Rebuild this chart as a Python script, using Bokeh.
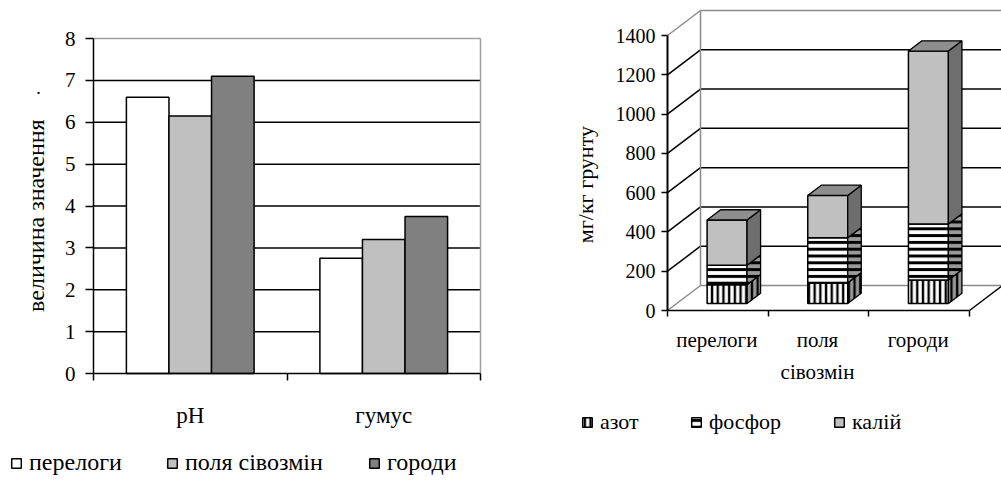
from math import pi

from bokeh.core.properties import value
from bokeh.embed import file_html
from bokeh.layouts import row
from bokeh.models import (ColumnDataSource, FixedTicker, Label, Legend,
                          LegendItem, LinearAxis, Range1d)
from bokeh.plotting import figure
from bokeh.resources import INLINE

# ---------------- data ----------------
# left chart: soil acidity and humus
indicators = ["pH", "гумус"]
land_types = ["перелоги", "поля сівозмін", "городи"]
perelogy = [6.6, 2.75]
polia = [6.15, 3.2]
gorody = [7.1, 3.75]
left_ticks = [0, 1, 2, 3, 4, 5, 6, 7, 8]

# right chart: nutrients, mg per kg of soil
nutr_categories = ["перелоги", "поля сівозмін", "городи"]
nutrients = ["азот", "фосфор", "калій"]
azot = [95, 105, 120]
fosfor = [100, 230, 285]
kaliy = [230, 215, 880]
right_ticks = [0, 200, 400, 600, 800, 1000, 1200, 1400]

FONT = "'Liberation Serif', 'Times New Roman', serif"
GRAY = "#8a8a8a"


def set_font(model, attr):
    """Assign the serif family, whichever form the property accepts."""
    try:
        setattr(model, attr, value(FONT))
    except ValueError:
        setattr(model, attr, FONT)


def style_axis(ax, tick_out, label_size, standoff):
    ax.major_tick_out = tick_out
    ax.major_tick_in = 0
    ax.minor_tick_line_color = None
    ax.axis_line_color = "black"
    ax.major_tick_line_color = "black"
    ax.axis_line_width = 1.5
    ax.major_tick_line_width = 1.5
    set_font(ax, "major_label_text_font")
    ax.major_label_text_font_size = label_size
    ax.major_label_text_color = "black"
    ax.major_label_standoff = standoff


def one_item_legend(label, renderer, x, y, size):
    leg = Legend(items=[LegendItem(label=label, renderers=[renderer])],
                 location=(x, y), padding=0, margin=0, label_standoff=7,
                 glyph_width=12, glyph_height=12, label_height=20,
                 border_line_alpha=0, background_fill_alpha=0,
                 label_text_font_size=size,
                 label_text_color="black", label_text_baseline="middle")
    set_font(leg, "label_text_font")
    return leg


def text_label(**kw):
    lab = Label(text_color="black", **kw)
    set_font(lab, "text_font")
    return lab


# ---------------- left: grouped bars ----------------
LX, LY = 193.5, 41.875          # pixels per unit
L_ORIGIN = (93, 373)            # pixel position of (0, 0)
W1, H1 = 560, 480
p1 = figure(width=W1, height=H1,
            x_range=Range1d(-L_ORIGIN[0] / LX, (W1 - L_ORIGIN[0]) / LX),
            y_range=Range1d(-(H1 - L_ORIGIN[1]) / LY, L_ORIGIN[1] / LY),
            x_axis_location=None, y_axis_location=None,
            output_backend="svg", toolbar_location=None,
            min_border=0)
p1.outline_line_color = None
p1.grid.visible = False
p1.background_fill_color = "white"
p1.border_fill_color = "white"

n_ind = len(indicators)
ymax = left_ticks[-1]
# horizontal grid lines and the light plot border
p1.segment(x0=[0] * (len(left_ticks) - 2), x1=[n_ind] * (len(left_ticks) - 2),
           y0=left_ticks[1:-1], y1=left_ticks[1:-1], line_color="black", line_width=1.5)
p1.segment(x0=[0, n_ind], y0=[ymax, 0], x1=[n_ind, n_ind], y1=[ymax, ymax],
           line_color="#a0a0a0", line_width=1.5)

series_left = [perelogy, polia, gorody]
colors_left = ["#ffffff", "#c0c0c0", "#808080"]
bar_w = 0.22
left_renderers = []
for k, (vals, col) in enumerate(zip(series_left, colors_left)):
    src = ColumnDataSource(dict(x=[i + 0.5 + (k - 1) * bar_w for i in range(n_ind)],
                                top=vals))
    r = p1.vbar(x="x", top="top", width=bar_w, bottom=0, source=src,
                fill_color=col, line_color="black", line_width=1.5)
    left_renderers.append(r)

yax = LinearAxis(ticker=FixedTicker(ticks=left_ticks), fixed_location=0,
                 bounds=(0, ymax))
style_axis(yax, 8, "21px", 10)
p1.add_layout(yax, "left")
xax = LinearAxis(ticker=FixedTicker(ticks=list(range(n_ind + 1))), fixed_location=0,
                 bounds=(0, n_ind))
style_axis(xax, 7, "0px", 0)
p1.add_layout(xax, "below")

p1.text(x=[i + 0.5 for i in range(n_ind)], y=[-1.0] * n_ind, text=indicators,
        text_align="center", text_baseline="middle", text_font=value(FONT),
        text_font_size="23px", text_color="black")

p1.add_layout(text_label(x=-58 / LX, y=3.77, text="величина значення",
                         angle=pi / 2, text_align="center", text_baseline="middle",
                         text_font_size="24px"))
p1.add_layout(text_label(x=-55 / LX, y=6.83, text=".",
                         text_align="center", text_baseline="alphabetic",
                         text_font_size="18px"))

for name, r, lx in zip(land_types, left_renderers, [10, 166, 368]):
    p1.add_layout(one_item_legend(name, r, lx, 4, "24px"))

# ---------------- right: stacked pseudo-3D bars ----------------
PX_X = 100.67          # pixels per category
PX_Y = 275 / 1400      # pixels per mg/kg
R_ORIGIN = (107, 310)  # pixel position of (0, 0)
DX = 33 / PX_X         # depth shift of the back wall (x)
DY = 25 / PX_Y         # depth shift of the back wall (y)
D0, D1 = 0.28, 0.69    # front/back of bars as fraction of depth
BW = 0.397             # bar width in category units
W2, H2 = 441, 480

p2 = figure(width=W2, height=H2,
            x_range=Range1d(-R_ORIGIN[0] / PX_X, (W2 - R_ORIGIN[0]) / PX_X),
            y_range=Range1d(-(H2 - R_ORIGIN[1]) / PX_Y, R_ORIGIN[1] / PX_Y),
            x_axis_location=None, y_axis_location=None,
            output_backend="svg", toolbar_location=None, min_border=0)
p2.outline_line_color = None
p2.grid.visible = False
p2.background_fill_color = "white"
p2.border_fill_color = "white"

ncat = len(nutr_categories)
x_far = (W2 - R_ORIGIN[0]) / PX_X + 1
vmax = right_ticks[-1]
edge_col = [GRAY if v in (right_ticks[0], vmax) else "black" for v in right_ticks]
nt = len(right_ticks)
# side wall diagonals
p2.segment(x0=[0] * nt, y0=right_ticks, x1=[DX] * nt, y1=[v + DY for v in right_ticks],
           line_color=edge_col, line_width=1.5)
# back wall grid lines
p2.segment(x0=[DX] * nt, y0=[v + DY for v in right_ticks],
           x1=[x_far] * nt, y1=[v + DY for v in right_ticks],
           line_color=edge_col, line_width=1.5)
# back wall corner and right floor edge
p2.segment(x0=[DX], y0=[DY], x1=[DX], y1=[vmax + DY], line_color=GRAY, line_width=1.5)
p2.segment(x0=[ncat], y0=[0], x1=[ncat + DX], y1=[DY], line_color="black", line_width=1.5)

stack = [(azot, "#ffffff", "#9a9a9a", "vertical_line", 5.7, 2.4),
         (fosfor, "#ffffff", "#9a9a9a", "horizontal_line", 6.8, 3.0),
         (kaliy, "#c0c0c0", "#6e6e6e", None, 1, 1)]
TOP_COL = "#8e8e8e"

ox, oy = D0 * DX, D0 * DY
ddx, ddy = (D1 - D0) * DX, (D1 - D0) * DY
centers = [i + 0.5 for i in range(ncat)]
base = [0.0] * ncat
right_renderers = []
for idx, (vals, front_col, side_col, hatch, hscale, hweight) in enumerate(stack):
    lefts = [c - BW / 2 + ox for c in centers]
    rights = [c + BW / 2 + ox for c in centers]
    bottoms = [b + oy for b in base]
    tops = [b + v + oy for b, v in zip(base, vals)]
    hatch_kw = {}
    if hatch:
        hatch_kw = dict(hatch_pattern=hatch, hatch_color="black",
                        hatch_scale=hscale, hatch_weight=hweight)
    r = p2.quad(left=lefts, right=rights, bottom=bottoms, top=tops,
                fill_color=front_col, line_color="black", line_width=1.5, **hatch_kw)
    right_renderers.append(r)
    side_xs = [[xr, xr + ddx, xr + ddx, xr] for xr in rights]
    side_ys = [[b, b + ddy, t + ddy, t] for b, t in zip(bottoms, tops)]
    p2.patches(xs=side_xs, ys=side_ys, fill_color=side_col, line_color="black",
               line_width=1.3, **hatch_kw)
    if idx == len(stack) - 1:
        top_xs = [[xl, xl + ddx, xr + ddx, xr] for xl, xr in zip(lefts, rights)]
        top_ys = [[t, t + ddy, t + ddy, t] for t in tops]
        p2.patches(xs=top_xs, ys=top_ys, fill_color=TOP_COL, line_color="black",
                   line_width=1.3)
    base = [b + v for b, v in zip(base, vals)]

ya2 = LinearAxis(ticker=FixedTicker(ticks=right_ticks), fixed_location=0, bounds=(0, vmax))
style_axis(ya2, 6, "20px", 6)
ya2.axis_line_width = 2
p2.add_layout(ya2, "left")
xa2 = LinearAxis(ticker=FixedTicker(ticks=list(range(ncat + 1))), fixed_location=0,
                 bounds=(0, ncat))
style_axis(xa2, 6, "0px", 0)
p2.add_layout(xa2, "below")

for i, name in enumerate(nutr_categories):
    p2.add_layout(text_label(x=i + 0.49, y=-17 / PX_Y, text=name.replace(" ", "\n"),
                             text_align="center", text_baseline="top",
                             text_line_height=1.35, text_font_size="21px"))

p2.add_layout(text_label(x=-82 / PX_X, y=641, text="мг/кг грунту",
                         angle=pi / 2, text_align="center", text_baseline="middle",
                         text_font_size="22px"))

for name, r, lx in zip(nutrients, right_renderers, [21, 130, 273]):
    p2.add_layout(one_item_legend(name, r, lx, 45, "22px"))

layout = row(p1, p2)
open("out.html", "w").write(file_html(layout, INLINE))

» **WORK TO DO**
Copy nothing but the lines from the top of the data down to the line containing "left_ticks = [0, 1, 2, 3, 4, 5, 6, 7, 8]", and leave the pictures out.

» **COMPLETED EXERCISE**
Rebuild this chart as a Python script, using Bokeh.
from math import pi

from bokeh.core.properties import value
from bokeh.embed import file_html
from bokeh.layouts import row
from bokeh.models import (ColumnDataSource, FixedTicker, Label, Legend,
                          LegendItem, LinearAxis, Range1d)
from bokeh.plotting import figure
from bokeh.resources import INLINE

# ---------------- data ----------------
# left chart: soil acidity and humus
indicators = ["pH", "гумус"]
land_types = ["перелоги", "поля сівозмін", "городи"]
perelogy = [6.6, 2.75]
polia = [6.15, 3.2]
gorody = [7.1, 3.75]
left_ticks = [0, 1, 2, 3, 4, 5, 6, 7, 8]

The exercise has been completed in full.